Makna Kalimat Laa Ilaaha Illallaah
Para du’at dan ulama sangat memperhatikan materi kalimat tauhid, terutama tentang maknanya. Syaikh Sulaiman bin Abdillah dalam Taisir al ‘Aziz al Hamiid,
hal 53 menjelaskan, “Makna Laa Ilaaha Illallaah adalah tidak ada yang
diibadahi dengan benar kecuali tuhan yang satu, yaitu Allah yang Esa
tidak ada sekutu bagi-Nya, sebagaimana firman Allah Ta’ala:
وَمَاً أَرْسَلْنَا مِن قًبلِكَ مِن رَّسُولٍ إِلاَّ نُوحِيَ إِلَيْهِ أَنَّهُ لاَ إِلَهً إِلاَّ أَنَاْ فَاعْبُدُونِ
“Dan Kami tidak mengutus seorang rasul pun sebelum kamu,
melainkan Kami wahyukan kepadanya: “Bahwasanya tidak ada Tuhan (yang
hak) melainkan Aku, maka sembahlah olehmu sekalian akan Aku”.” (QS. Al Anbiya': 25)

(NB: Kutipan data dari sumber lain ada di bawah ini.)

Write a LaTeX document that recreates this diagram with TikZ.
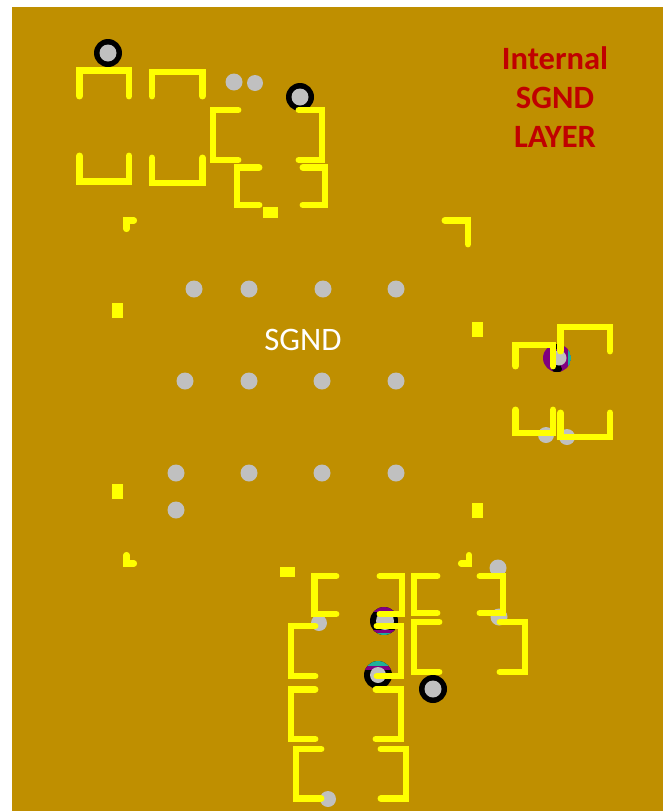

وَلَقَدْ بَعَثْنَا فِي كُلِّ أُمَّةٍ رَّسُولاً أَنِ اعْبُدُواْ اللّهَ وَاجْتَنِبُواْ الطَّاغُوتَ
“
Dan sesungguhnya Kami telah mengutus rasul pada tiap-tiap umat
(untuk menyerukan): ‘Sembahlah Allah (saja), dan jauhilah Thaghut itu’.” (QS. Al Nahl: 36)
Benar, bahwa makna al-Ilaah adalah al-ma’bud (yang diibadahi). Karena inilah, ketika Nabi Shallallahu ‘Alaihi Wasallam berbicara kepada kafir Quraisy, “Ucapkan Laa Ilaaha Illalaah!” mereka menjawab, “Mengapa ia menjadikan tuhan-tuhan itu Tuhan Yang satu saja? Sesungguhnya ini benar-benar suatu hal yang sangat mengherankan.” (QS. Shaad: 5)
Kaum Huud berkata, “Apakah kamu datang kepada kami, agar kami
hanya menyembah Allah saja dan meninggalkan apa yang biasa disembah oleh
bapak-bapak kami?” (QS. Al A’raaf: 70) Padahal Nabi Huud hanya mengajak mereka kepada Laa Ilaaha Illallaah.
Inilah makna Laa Ilaaha Illallaah, yaitu ibadah kepada Allah dan
meninggalkan ibadah kepada selain-Nya. Itulah maksud kufur dengan taghut
dan iman kepada Allah.
Kalimat agung ini mengandung makna bahwa selain Allah bukan tuhan.
Pengakuan tuhan selain Allah merupakan kebatilah terbesar, dan
menetapkan selain Allah sebagai tuhan adalah kezaliman yang terburuk.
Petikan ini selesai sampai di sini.